▸ **Source data**:

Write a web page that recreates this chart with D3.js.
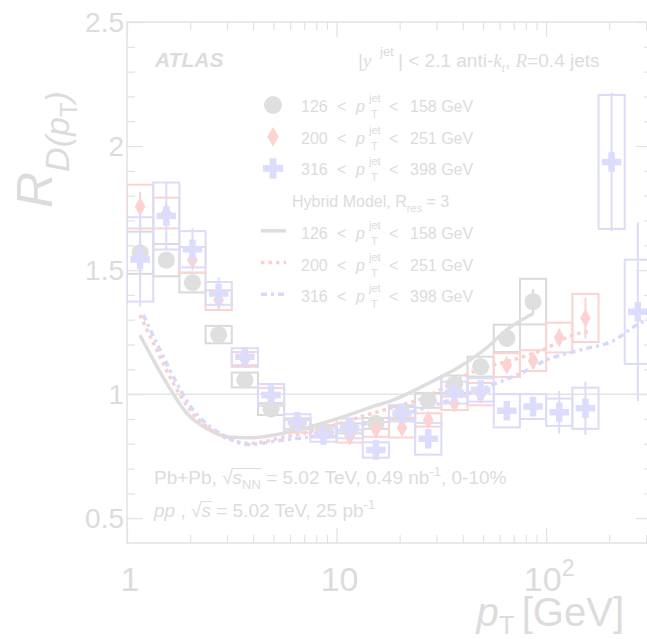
<!DOCTYPE html>
<html>
<head>
<meta charset="utf-8">
<script src="https://cdn.jsdelivr.net/npm/d3@7"></script>
<style>
body { margin: 0; background: #fff; }
svg { display: block; }
text { font-family: "Liberation Sans", Arial, Helvetica, sans-serif; fill: #dcdcdc; }
</style>
</head>
<body>
<script>
// pT bins (GeV), 8 per decade
let pt_bin_edges = [1, 1.334, 1.778, 2.371, 3.162, 4.217, 5.623, 7.499, 10, 13.34, 17.78,
                    23.71, 31.62, 42.17, 56.23, 74.99, 100, 133.4, 177.8, 237.1, 316.2];

// 126 < pT jet < 158 GeV
let gray_r    = [1.57, 1.54, 1.45, 1.24, 1.057, 0.94, 0.88, 0.852, 0.862, 0.882, 0.923, 0.975, 1.04, 1.111, 1.225, 1.373];
let gray_sys  = [0.085, 0.065, 0.04, 0.035, 0.03, 0.024, 0.022, 0.02, 0.02, 0.022, 0.025, 0.03, 0.035, 0.04, 0.055, 0.092];
let gray_stat = [0.13, 0.03, 0.02, 0.012, 0.01, 0.008, 0.008, 0.008, 0.008, 0.008, 0.01, 0.012, 0.015, 0.02, 0.03, 0.05];

// 200 < pT jet < 251 GeV
let pink_r    = [1.756, 1.73, 1.541, 1.379, 1.14, 0.99, 0.87, 0.85, 0.83, 0.858, 0.865, 0.896, 0.963, 1.0, 1.117, 1.135, 1.228, 1.307];
let pink_sys  = [0.088, 0.062, 0.052, 0.04, 0.03, 0.035, 0.025, 0.025, 0.025, 0.03, 0.04, 0.027, 0.027, 0.045, 0.048, 0.042, 0.06, 0.097];
let pink_stat = [0.06, 0.04, 0.03, 0.02, 0.01, 0.01, 0.01, 0.01, 0.01, 0.012, 0.012, 0.015, 0.015, 0.02, 0.025, 0.03, 0.035, 0.082];

// 316 < pT jet < 398 GeV
let blue_r    = [1.543, 1.718, 1.584, 1.406, 1.151, 0.997, 0.889, 0.835, 0.862, 0.775, 0.923, 0.82, 1.006, 1.017, 0.933, 0.95, 0.927, 0.943, 1.936, 1.332];
let blue_sys  = [0.17, 0.135, 0.073, 0.046, 0.034, 0.044, 0.03, 0.027, 0.04, 0.031, 0.033, 0.064, 0.044, 0.047, 0.067, 0.05, 0.055, 0.083, 0.27, 0.21];
let blue_stat = [0.19, 0.135, 0.085, 0.065, 0.02, 0.02, 0.015, 0.015, 0.015, 0.015, 0.015, 0.03, 0.02, 0.03, 0.035, 0.04, 0.086, 0.107, 0.28, 0.36];

// Hybrid model, [pT, R]
let gray_model = [[1.153, 1.238], [1.546, 1.044], [1.927, 0.923], [2.4, 0.862], [3.1, 0.826], [3.86, 0.824],
                  [5.57, 0.842], [7.47, 0.868], [10.4, 0.905], [14.4, 0.946], [18.6, 0.976], [26.9, 1.04],
                  [38.8, 1.111], [52.8, 1.191], [64.9, 1.259], [86.8, 1.325]];
let pink_model = [[1.153, 1.319], [1.386, 1.178], [1.663, 1.044], [1.998, 0.936], [2.4, 0.869], [2.99, 0.822],
                  [3.86, 0.802], [5.57, 0.826], [7.47, 0.849], [10.4, 0.882], [13.9, 0.916], [20.1, 0.955],
                  [27, 0.99], [32.2, 1.024], [43.2, 1.084], [55.7, 1.117], [69.4, 1.138], [100, 1.185],
                  [134, 1.238], [161, 1.252]];
let blue_model = [[1.196, 1.319], [1.437, 1.178], [1.726, 1.044], [2.07, 0.936], [2.49, 0.869], [3.1, 0.822],
                  [3.72, 0.797], [5.57, 0.815], [7.47, 0.828], [10.4, 0.855], [13.9, 0.882], [20.1, 0.915],
                  [27.9, 0.95], [38.8, 0.99], [58, 1.044], [78.1, 1.09], [100.6, 1.138], [145, 1.178],
                  [209, 1.215], [270, 1.279], [320, 1.31]];

// legend labels
let bin_lo = ["126", "200", "316"];
let bin_hi = ["158", "251", "398"];

// ticks
let x_major = [1, 10, 100];
let x_minor = [2, 3, 4, 5, 6, 7, 8, 9, 20, 30, 40, 50, 60, 70, 80, 90, 200, 300];
let y_major = [0.5, 1, 1.5, 2, 2.5];
let y_minor = [0.6, 0.7, 0.8, 0.9, 1.1, 1.2, 1.3, 1.4, 1.6, 1.7, 1.8, 1.9, 2.1, 2.2, 2.3, 2.4];

// colors
let color_frame = "#e2e2e2";
let color_text = "#dcdcdc";

// plot frame
let p_left = 127, p_right = 652, p_top = 22, p_bottom = 543;

let x = d3.scaleLog().domain([1, 320]).range([p_left, p_right]);
let y = d3.scaleLinear().domain([0.4, 2.5]).range([p_bottom, p_top]);

let svg = d3.select("body").append("svg")
            .attr("width", 647)
            .attr("height", 639);

svg.append("defs").append("clipPath").attr("id", "plot")
   .append("rect").attr("x", p_left).attr("y", p_top)
   .attr("width", p_right - p_left).attr("height", p_bottom - p_top);

function tick_group(gen, values, size, tr) {
    let g = svg.append("g").attr("transform", tr)
               .call(gen.tickValues(values).tickSize(size).tickFormat(""));
    g.select(".domain").remove();
    g.selectAll("line").attr("stroke", color_frame).attr("stroke-width", 1.2);
    return g;
}

tick_group(d3.axisBottom(x), x_major, -15, `translate(0,${p_bottom})`);
tick_group(d3.axisBottom(x), x_minor, -8, `translate(0,${p_bottom})`);
tick_group(d3.axisTop(x), x_major, -15, `translate(0,${p_top})`);
tick_group(d3.axisTop(x), x_minor, -8, `translate(0,${p_top})`);
tick_group(d3.axisLeft(y), y_major, -16, `translate(${p_left},0)`);
tick_group(d3.axisLeft(y), y_minor, -8, `translate(${p_left},0)`);
tick_group(d3.axisRight(y), y_major, -16, `translate(${p_right},0)`);
tick_group(d3.axisRight(y), y_minor, -8, `translate(${p_right},0)`);

svg.append("rect")
   .attr("x", p_left).attr("y", p_top)
   .attr("width", p_right - p_left).attr("height", p_bottom - p_top)
   .attr("fill", "none").attr("stroke", color_frame).attr("stroke-width", 1.5);

// y tick labels
svg.selectAll(".ylab").data(y_major).enter().append("text")
   .attr("class", "ylab")
   .attr("x", p_left - 3)
   .attr("y", d => y(d) + 10)
   .attr("text-anchor", "end")
   .style("font-size", "28px")
   .text(d => d);

// x tick labels
svg.selectAll(".xlab").data(x_major.slice(0, 2)).enter().append("text")
   .attr("class", "xlab")
   .attr("x", d => x(d) + 3)
   .attr("y", 591)
   .attr("text-anchor", "middle")
   .style("font-size", "34px")
   .text(d => d);
let hundred = svg.append("text")
   .attr("x", x(100) + 3).attr("y", 591)
   .attr("text-anchor", "middle")
   .style("font-size", "34px");
hundred.append("tspan").text("10");
hundred.append("tspan").attr("dy", -15).style("font-size", "23px").text("2");

// axis titles
let xt = svg.append("text").attr("x", 624).attr("y", 626)
            .attr("text-anchor", "end").style("font-size", "40px");
xt.append("tspan").style("font-style", "italic").text("p");
xt.append("tspan").attr("dy", 8).style("font-size", "26px").text("T");
xt.append("tspan").attr("dy", -8).attr("dx", 7).text("[GeV]");

let yt = svg.append("text").attr("transform", "translate(52,208) rotate(-90)")
            .style("font-size", "50px");
yt.append("tspan").style("font-style", "italic").text("R");
yt.append("tspan").attr("dy", 17).style("font-size", "34px").style("font-style", "italic").text("D(p");
yt.append("tspan").attr("dy", 8).style("font-size", "24px").text("T");
yt.append("tspan").attr("dy", -8).style("font-size", "34px").style("font-style", "italic").text(")");

// unity line
svg.append("line")
   .attr("x1", p_left).attr("x2", p_right)
   .attr("y1", y(1)).attr("y2", y(1))
   .attr("stroke", "#e4e4e4").attr("stroke-width", 1.5);

let series = [
    {r: gray_r, sys: gray_sys, stat: gray_stat, model: gray_model, mark: "#dfdfdf", box: "#dadada",
     line: "#dedede", dash: null, width: 3.5, symbol: d3.symbolCircle, size: 230},
    {r: pink_r, sys: pink_sys, stat: pink_stat, model: pink_model, mark: "#fcd2d2", box: "#fad3d3",
     line: "#fbcfcf", dash: "3.5,4", width: 3.5, symbol: d3.symbolDiamond, size: 100},
    {r: blue_r, sys: blue_sys, stat: blue_stat, model: blue_model, mark: "#dcdcfd", box: "#dcdcf8",
     line: "#d8d8fb", dash: "6,4,3,4", width: 3.5, symbol: d3.symbolCross, size: 210}
];

let plot = svg.append("g").attr("clip-path", "url(#plot)");

function bin_center(k) {
    return Math.sqrt(pt_bin_edges[k] * pt_bin_edges[k + 1]);
}

// systematic boxes
series.forEach(s => {
    plot.append("g").selectAll("rect").data(s.r).enter().append("rect")
        .attr("x", (d, k) => x(pt_bin_edges[k]))
        .attr("width", (d, k) => x(pt_bin_edges[k + 1]) - x(pt_bin_edges[k]))
        .attr("y", (d, k) => y(d + s.sys[k]))
        .attr("height", (d, k) => y(d - s.sys[k]) - y(d + s.sys[k]))
        .attr("fill", "none")
        .attr("stroke", s.box)
        .attr("stroke-width", 2);
});

// model curves
let model_line = d3.line()
                   .x(d => x(d[0]))
                   .y(d => y(d[1]))
                   .curve(d3.curveMonotoneX);
series.forEach(s => {
    plot.append("path")
        .attr("d", model_line(s.model))
        .attr("fill", "none")
        .attr("stroke", s.line)
        .attr("stroke-width", s.width)
        .attr("stroke-dasharray", s.dash);
});

// stat errors and markers
series.forEach(s => {
    let g = plot.append("g");
    g.selectAll("line").data(s.r).enter().append("line")
     .attr("x1", (d, k) => x(bin_center(k)))
     .attr("x2", (d, k) => x(bin_center(k)))
     .attr("y1", (d, k) => y(d - s.stat[k]))
     .attr("y2", (d, k) => y(d + s.stat[k]))
     .attr("stroke", s.box)
     .attr("stroke-width", 2);
    g.selectAll("path").data(s.r).enter().append("path")
     .attr("d", d3.symbol().type(s.symbol).size(s.size))
     .attr("transform", (d, k) => `translate(${x(bin_center(k))},${y(d)})`)
     .attr("fill", s.mark);
});

// labels
svg.append("text").attr("x", 155).attr("y", 67)
   .style("font-size", "21px").style("font-weight", "bold").style("font-style", "italic")
   .text("ATLAS");

let head = svg.append("text").attr("y", 67).style("font-size", "19px");
head.append("tspan").attr("x", 358).text("|");
head.append("tspan").attr("x", 363).style("font-family", "Liberation Serif").style("font-style", "italic").text("y");
head.append("tspan").attr("x", 380).attr("dy", -11).style("font-size", "13px").text("jet");
head.append("tspan").attr("x", 398).attr("dy", 11).text("| < 2.1 anti-");
head.append("tspan").style("font-family", "Liberation Serif").style("font-style", "italic").text("k");
head.append("tspan").attr("dy", 5).style("font-size", "12px").style("font-family", "Liberation Serif").style("font-style", "italic").text("t");
head.append("tspan").attr("dy", -5).text(", ");
head.append("tspan").style("font-family", "Liberation Serif").style("font-style", "italic").text("R");
head.append("tspan").text("=0.4 jets");

function add_bin_label(yb, lo, hi) {
    let g = svg.append("g").style("font-size", "16px");
    g.append("text").attr("x", 301).attr("y", yb).text(lo);
    g.append("text").attr("x", 337).attr("y", yb).text("<");
    g.append("text").attr("x", 356).attr("y", yb).style("font-style", "italic").text("p");
    g.append("text").attr("x", 369).attr("y", yb - 10).style("font-size", "11px").text("jet");
    g.append("text").attr("x", 371).attr("y", yb + 6).style("font-size", "11px").text("T");
    g.append("text").attr("x", 389).attr("y", yb).text("<");
    g.append("text").attr("x", 410).attr("y", yb).text(hi + " GeV");
}

let row_y = d3.range(7).map(i => 112 + i * 31.7);

series.forEach((s, i) => {
    svg.append("path")
       .attr("d", d3.symbol().type(s.symbol).size(s.size * 1.1))
       .attr("transform", `translate(273,${row_y[i] - 7})`)
       .attr("fill", s.mark);
    add_bin_label(row_y[i], bin_lo[i], bin_hi[i]);

    svg.append("line")
       .attr("x1", 261).attr("x2", 286)
       .attr("y1", row_y[i + 4] - 8).attr("y2", row_y[i + 4] - 8)
       .attr("stroke", s.line)
       .attr("stroke-width", s.width)
       .attr("stroke-dasharray", s.dash);
    add_bin_label(row_y[i + 4], bin_lo[i], bin_hi[i]);
});

let hyb = svg.append("text").attr("x", 292).attr("y", row_y[3]).style("font-size", "16px");
hyb.append("tspan").text("Hybrid Model, R");
hyb.append("tspan").attr("dy", 5).style("font-size", "11px").text("res");
hyb.append("tspan").attr("dy", -5).text(" = 3");

// collision system text
function add_overline(t, i0, i1, yb) {
    let n = t.node();
    svg.append("line")
       .attr("x1", n.getEndPositionOfChar(i0).x - 1)
       .attr("x2", n.getEndPositionOfChar(i1).x + 1)
       .attr("y1", yb - 15.5).attr("y2", yb - 15.5)
       .attr("stroke", color_text).attr("stroke-width", 1);
}

let pb = svg.append("text").attr("x", 154).attr("y", 484).style("font-size", "19px");
pb.append("tspan").text("Pb+Pb, ");
pb.append("tspan").text("\u221A");
pb.append("tspan").style("font-style", "italic").text("s");
pb.append("tspan").attr("dy", 5).style("font-size", "13px").text("NN");
pb.append("tspan").attr("dy", -5).text(" = 5.02 TeV, 0.49 nb");
pb.append("tspan").attr("dy", -8).style("font-size", "13px").text("-1");
pb.append("tspan").attr("dy", 8).text(", 0-10%");
add_overline(pb, 7, 10, 484);

let pp = svg.append("text").attr("x", 154).attr("y", 517).style("font-size", "19px");
pp.append("tspan").style("font-style", "italic").text("pp");
pp.append("tspan").text(" , ");
pp.append("tspan").text("\u221A");
pp.append("tspan").style("font-style", "italic").text("s");
pp.append("tspan").text(" = 5.02 TeV, 25 pb");
pp.append("tspan").attr("dy", -8).style("font-size", "13px").text("-1");
add_overline(pp, 5, 6, 517);
</script>
</body>
</html>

▸ **Instruction**:
Everything from the first line of the listing above through the line that contains "177.8, 237.1, 316.2];" is to be restated word for word, minus the pictures.

▸ **Solution to the exercise**:
Write a web page that recreates this chart with D3.js.
<!DOCTYPE html>
<html>
<head>
<meta charset="utf-8">
<script src="https://cdn.jsdelivr.net/npm/d3@7"></script>
<style>
body { margin: 0; background: #fff; }
svg { display: block; }
text { font-family: "Liberation Sans", Arial, Helvetica, sans-serif; fill: #dcdcdc; }
</style>
</head>
<body>
<script>
// pT bins (GeV), 8 per decade
let pt_bin_edges = [1, 1.334, 1.778, 2.371, 3.162, 4.217, 5.623, 7.499, 10, 13.34, 17.78,
                    23.71, 31.62, 42.17, 56.23, 74.99, 100, 133.4, 177.8, 237.1, 316.2];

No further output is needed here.